The Razzies commemorate the worst movies of the year. Baywatch and The Emoji Movie, flaming dumpster fires masquerading as entertainment and flat-out insults to our collective intelligence, cleaned up this year.
But there is no corresponding non-award in music. Well, not really. Review aggregator Metacritic essentially decides what the worst album of any given year is based on critical reception. Business Insider laid out the worst album of every year since 2000 based on these metrics and plan to give you the best and worst of the last five years.
2013
BEST
Deafheaven — Sunbather
Critic Score: 92/100
You can spend hours dismantling Sunbather and cooking up a neat sub-sub-genre for it (post-black-metal-gaze-death-dreamcore-whatever). Or you can just call it one of the year’s best records.
WORST
Megadeth — Super Collider
Critic Score: 41/100
While there’s nothing abhorrent about this album, it’s so unobtrusive that it’s practically not there, just one more forgettable release from a guy we’re all secretly rooting for.
*****
2014
BEST
D’Angelo — Black Messiah
Critic Score: 95/100
It is masterful, it is heartening and it represents today’s best from an R&B/soul perspective.
WORST
Jennifer Lopez — A.K.A.
Critic Score: 45/100
The songwriting is lazy (“I feel good,” she coos, “’cause I don’t feel bad.” Logic!).

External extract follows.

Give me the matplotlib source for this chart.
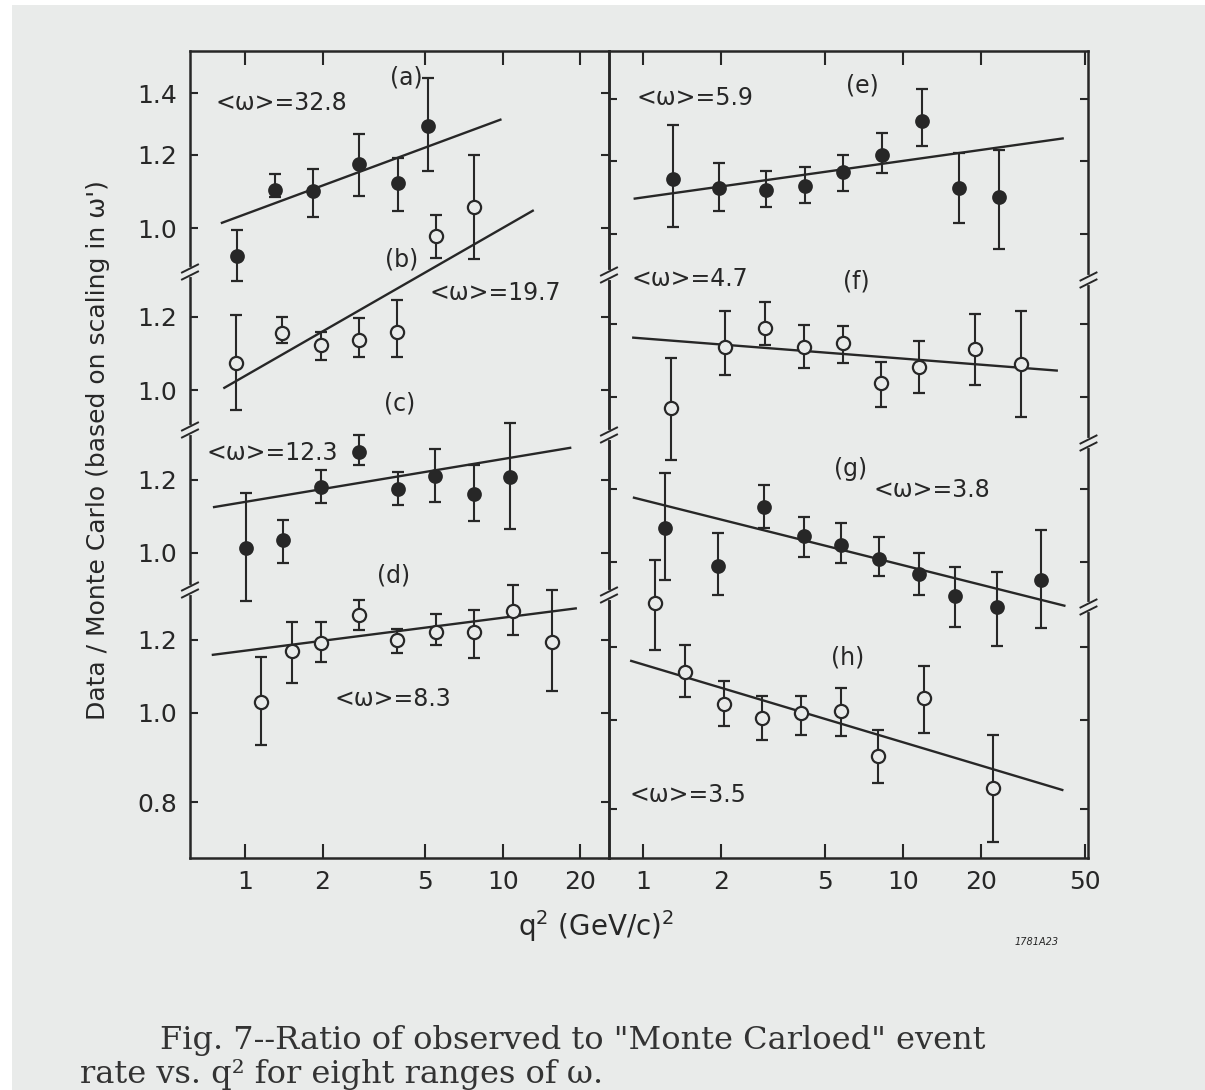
import numpy as np
import matplotlib
matplotlib.use("Agg")
import matplotlib.pyplot as plt
from matplotlib.patches import Rectangle
from matplotlib.lines import Line2D
from matplotlib.ticker import NullLocator

# ---------------- data (ratio Data/Monte Carlo vs q^2) ----------------
# (a) <w>=32.8  filled
q2_a = [0.93, 1.31, 1.84, 2.78, 3.93, 5.14]
r_a = [0.933, 1.100, 1.097, 1.173, 1.118, 1.290]
hi_a = [0.995, 1.143, 1.158, 1.264, 1.190, 1.453]
lo_a = [0.875, 1.080, 1.027, 1.083, 1.044, 1.154]
fitx_a = [0.806, 9.88]
fity_a = [1.012, 1.312]

# (b) <w>=19.7  open
q2_b = [0.923, 1.39, 1.963, 2.761, 3.88, 5.51, 7.70]
r_b = [1.069, 1.153, 1.119, 1.133, 1.157, 1.469, 1.580]
hi_b = [1.206, 1.200, 1.155, 1.196, 1.252, 1.548, 1.800]
lo_b = [0.951, 1.124, 1.078, 1.087, 1.087, 1.389, 1.386]
fitx_b = [0.824, 13.18]
fity_b = [1.004, 1.567]

# (c) <w>=12.3  filled
q2_c = [1.006, 1.405, 1.967, 2.771, 3.904, 5.475, 7.74, 10.69]
r_c = [1.012, 1.033, 1.178, 1.288, 1.172, 1.213, 1.159, 1.210]
hi_c = [1.161, 1.086, 1.230, 1.343, 1.225, 1.296, 1.246, 1.385]
lo_c = [0.888, 0.975, 1.132, 1.246, 1.127, 1.137, 1.084, 1.061]
fitx_c = [0.751, 18.43]
fity_c = [1.121, 1.301]

# (d) <w>=8.3  open
q2_d = [1.155, 1.516, 1.978, 2.766, 3.893, 5.505, 7.745, 10.95, 15.54]
r_d = [1.029, 1.168, 1.192, 1.277, 1.200, 1.225, 1.225, 1.291, 1.195]
hi_d = [1.151, 1.256, 1.256, 1.326, 1.232, 1.282, 1.293, 1.377, 1.360]
lo_d = [0.923, 1.077, 1.137, 1.230, 1.163, 1.185, 1.146, 1.215, 1.057]
fitx_d = [0.743, 19.37]
fity_d = [1.156, 1.299]

# (e) <w>=5.9  filled
q2_e = [1.305, 1.966, 2.975, 4.20, 5.87, 8.27, 11.79, 16.42, 23.32]
r_e = [1.147, 1.121, 1.116, 1.128, 1.167, 1.218, 1.326, 1.121, 1.096]
hi_e = [1.313, 1.195, 1.171, 1.183, 1.218, 1.286, 1.435, 1.223, 1.233]
lo_e = [1.018, 1.060, 1.071, 1.081, 1.113, 1.164, 1.246, 1.029, 0.963]
fitx_e = [0.92, 41.55]
fity_e = [1.092, 1.270]

# (f) <w>=4.7  open
q2_f = [1.276, 2.06, 2.949, 4.16, 5.89, 8.195, 11.57, 18.87, 28.44]
r_f = [0.972, 1.134, 1.187, 1.134, 1.145, 1.035, 1.079, 1.126, 1.086]
hi_f = [1.101, 1.240, 1.269, 1.197, 1.194, 1.090, 1.151, 1.230, 1.240]
lo_f = [0.855, 1.056, 1.139, 1.074, 1.088, 0.976, 1.009, 1.030, 0.951]
fitx_f = [0.908, 39.43]
fity_f = [1.160, 1.068]

# (g) <w>=3.8  filled
q2_g = [1.216, 1.94, 2.92, 4.15, 5.80, 8.06, 11.52, 15.88, 23.0, 34.07]
r_g = [1.088, 0.990, 1.148, 1.067, 1.043, 1.007, 0.971, 0.919, 0.894, 0.956]
hi_g = [1.248, 1.074, 1.212, 1.120, 1.103, 1.064, 1.023, 0.988, 0.976, 1.083]
lo_g = [0.956, 0.921, 1.088, 1.013, 0.997, 0.966, 0.921, 0.851, 0.811, 0.847]
fitx_g = [0.914, 42.17]
fity_g = [1.175, 0.896]

# (h) <w>=3.5  open
q2_h = [1.116, 1.456, 2.058, 2.859, 4.07, 5.76, 7.98, 12.09, 22.25]
r_h = [1.339, 1.128, 1.041, 1.006, 1.017, 1.023, 0.915, 1.056, 0.843]
hi_h = [1.491, 1.206, 1.103, 1.062, 1.062, 1.084, 0.975, 1.143, 0.963]
lo_h = [1.191, 1.058, 0.985, 0.951, 0.963, 0.961, 0.855, 0.967, 0.738]
fitx_h = [0.892, 41.4]
fity_h = [1.160, 0.839]

x_ticks_left = [1, 2, 5, 10, 20]
x_ticks_right = [1, 2, 5, 10, 20, 50]
y_ticks_band = {"a": [1.0, 1.2, 1.4], "b": [1.0, 1.2], "c": [1.0, 1.2],
                "d": [0.8, 1.0, 1.2], "e": [1.0, 1.2, 1.4], "f": [1.0, 1.2],
                "g": [1.0, 1.2], "h": [0.8, 1.0, 1.2]}

# ---------------- layout ----------------
W, H = 1205, 1090
BG = "#e9ebea"
INK = "#272727"
PXD = 922.0          # pixels per decade on the (log) ratio axis
P0 = 228.0           # pixel row of ratio 1.0 for band (a)
band_ref_px = {"a": 228, "b": 390, "c": 553, "d": 713,
               "e": 234, "f": 397, "g": 562, "h": 720}
fac = {k: 10 ** ((P0 - v) / PXD) for k, v in band_ref_px.items()}
TOP, BOT = 51.0, 857.5
ylim = (10 ** ((P0 - BOT) / PXD), 10 ** ((P0 - TOP) / PXD))

plt.rcParams["font.family"] = ["DejaVu Sans"]
fig = plt.figure(figsize=(W / 100, H / 100), dpi=100)
fig.patch.set_facecolor("white")
fig.patches.append(Rectangle((12 / W, 0), 1 - 12 / W, 1 - 5 / H,
                             transform=fig.transFigure, facecolor=BG,
                             edgecolor="none", zorder=-10))


def rect(x0, x1):
    return [x0 / W, 1 - BOT / H, (x1 - x0) / W, (BOT - TOP) / H]


def px(x, y):
    return x / W, 1 - y / H


axL = fig.add_axes(rect(190, 609))
axR = fig.add_axes(rect(609, 1088.5))
axL.set_xlim(0.612, 25.8)
axR.set_xlim(0.740, 51.7)

for ax, xt in ((axL, x_ticks_left), (axR, x_ticks_right)):
    ax.set_facecolor("none")
    ax.set_xscale("log")
    ax.set_yscale("log")
    ax.set_ylim(*ylim)
    ax.set_xticks(xt, [str(t) for t in xt])
    ax.xaxis.set_minor_locator(NullLocator())
    ax.yaxis.set_minor_locator(NullLocator())
    for s in ax.spines.values():
        s.set_linewidth(1.8)
        s.set_color(INK)
    ax.tick_params(axis="x", which="major", direction="in", top=True,
                   bottom=True, length=10, width=1.5, colors=INK,
                   labelsize=18, pad=9)
    ax.tick_params(axis="y", which="major", direction="in", left=True,
                   right=True, length=6, width=1.5, colors=INK,
                   labelsize=18, pad=9)


def band_ticks(keys):
    pos, lab = [], []
    for k in keys:
        for v in y_ticks_band[k]:
            pos.append(v * fac[k])
            lab.append(f"{v:.1f}")
    return pos, lab

pos, lab = band_ticks("abcd")
axL.set_yticks(pos, lab)
pos, lab = band_ticks("efgh")
axR.set_yticks(pos, [""] * len(pos))


def draw(ax, key, q2, r, lo, hi, fx, fy, filled):
    f = fac[key]
    r = np.asarray(r); lo = np.asarray(lo); hi = np.asarray(hi)
    ax.plot(fx, np.asarray(fy) * f, color=INK, lw=1.7, zorder=2,
            solid_capstyle="butt")
    ax.errorbar(q2, r * f, yerr=[(r - lo) * f, (hi - r) * f], fmt="o",
                ms=9 if filled else 9.5,
                mfc=INK if filled else BG, mec=INK, mew=1.6,
                ecolor=INK, elinewidth=1.5, capsize=4.5, capthick=1.5,
                zorder=3)

draw(axL, "a", q2_a, r_a, lo_a, hi_a, fitx_a, fity_a, True)
draw(axL, "b", q2_b, r_b, lo_b, hi_b, fitx_b, fity_b, False)
draw(axL, "c", q2_c, r_c, lo_c, hi_c, fitx_c, fity_c, True)
draw(axL, "d", q2_d, r_d, lo_d, hi_d, fitx_d, fity_d, False)
draw(axR, "e", q2_e, r_e, lo_e, hi_e, fitx_e, fity_e, True)
draw(axR, "f", q2_f, r_f, lo_f, hi_f, fitx_f, fity_f, False)
draw(axR, "g", q2_g, r_g, lo_g, hi_g, fitx_g, fity_g, True)
draw(axR, "h", q2_h, r_h, lo_h, hi_h, fitx_h, fity_h, False)

# axis-break marks
breaks = [(190, [272, 430, 590]), (609, [275, 435, 595]),
          (1088.5, [280, 443, 607])]
for x, ys in breaks:
    for y in ys:
        a, b = px(x, y - 3), px(x, y + 3)
        fig.add_artist(Line2D([a[0], b[0]], [a[1], b[1]],
                              transform=fig.transFigure, color=BG, lw=3,
                              zorder=5))
        for d in (-3.5, 3.5):
            a = px(x - 8, y + 4 + d)
            b = px(x + 8, y - 4 + d)
            fig.add_artist(Line2D([a[0], b[0]], [a[1], b[1]],
                                  transform=fig.transFigure, color=INK,
                                  lw=1.4, zorder=6))

# panel annotations
notes = [("(a)", 406, 77), ("<ω>=32.8", 281, 103), ("(b)", 402, 259),
         ("<ω>=19.7", 495, 293), ("(c)", 400, 404), ("<ω>=12.3", 272, 453),
         ("(d)", 394, 576), ("<ω>=8.3", 393, 699), ("(e)", 862, 85),
         ("<ω>=5.9", 695, 98), ("<ω>=4.7", 690, 279), ("(f)", 856, 281),
         ("(g)", 851, 469), ("<ω>=3.8", 932, 490), ("(h)", 848, 657),
         ("<ω>=3.5", 688, 795)]
for s, x, y in notes:
    fig.text(*px(x, y), s, ha="center", va="center", fontsize=17, color=INK)

fig.text(*px(98, 450), "Data / Monte Carlo (based on scaling in ω')",
         rotation=90, ha="center", va="center", fontsize=18, color=INK)
fig.text(*px(596, 926), r"q$^2$ (GeV/c)$^2$", ha="center", va="center",
         fontsize=20, color=INK)
fig.text(*px(1037, 942), "1781A23", ha="center", va="center", fontsize=7,
         color=INK, style="italic")

cap_font = dict(family=["DejaVu Serif"], fontsize=23, color="#333333")
fig.text(*px(160, 1040), 'Fig. 7--Ratio of observed to "Monte Carloed" event',
         ha="left", va="center", **cap_font)
fig.text(*px(80, 1075), "rate vs. q² for eight ranges of ω.",
         ha="left", va="center", **cap_font)

fig.savefig("out.png", dpi=100, facecolor=fig.get_facecolor())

The double entendres don’t make sense (is “Troubeaux” what they call trouble in Bordeaux?). And the guest stars, including Nas, Rick Ross, and Iggy Azalea, are so much more engaging than their hostess that Lopez sounds like she’s been relegated to playing the hook girl on her own album.
*****
2015
BEST
Kendrick Lamar — To Pimp A Butterfly
Critic Score: 96/100
This is an important–a very important–piece of work that will stand the test of time. It’s also an utter blast to listen to and live with.
WORST
Kodaline — Coming Up For Air
Critic Score: 51/100
It feels as if this is as calm as a placid lake. Sometimes, the record is as pretty as that, too, a nice, polite collection of adult alternative pop designed for young girls and their moms.
*****
2016
BEST
Nick Cave & the Bad Seeds — Skeleton Tree
Critic Score: 95/100
From the first note to the last, you’re transported back to a time you lost someone close to you and then retrace the path you traveled as you dealt with it. I doubt this album inspires anyone to pick up a guitar or start a band and the experience it details is too personal to inspire other bands to make a similar album. But, if this isn’t a masterpiece… I don’t know what it is.
WORST
Charlie Puth — Nine Track Mind
Critic Score: 37/100
Nine Track Mind whimpers like a sick kitten.
-Q Magazine
*****
2017
BEST
DAMN — Kendrick Lamar
Critic Score: 95/100
Countless rappers claim to have transcended the game. Kendrick Lamar actually does. There’s the sense his ambitions on DAMN. are even larger, reaching toward something more universal, fateful even spiritual in its reach to find the link tying all contradictions together.
WORST
The Chainsmokers — Memories: Do Not Open
Critic Score: 43/100
Whether the album’s title is a plea or a warning does not matter, as the effect is the same: The Chainsmokers have one song, and if you don’t want to hear 12 versions of it, please do not un-click the latch holding this box closed.
–Spin
*****
2018 [to date]
BEST
Hookworms — Microshift
Critic Score: 87/100
Microshift manages to be both their most accessible work and their most intense: the sound of an already powerful band gaining not just clarity, but focus.
WORST
Justin Timberlake — Man Of The Woods
Critic Score: 55/100
JT’s smug family life is the single thread uniting this 16-track jumble of songs that swing between batshit and bland, and romance comes in two forms: soppy odes, or sloppy humblebrags about shaggings.
Too often, Timberlake sounds adrift.
Too much of Man of the Woods is musically and thematically shallow; at 66 minutes, it’s a mile wide and an inch deep.
It’s pretty clear that Britney’s ex can’t make good music anymore, the whole album is a mess.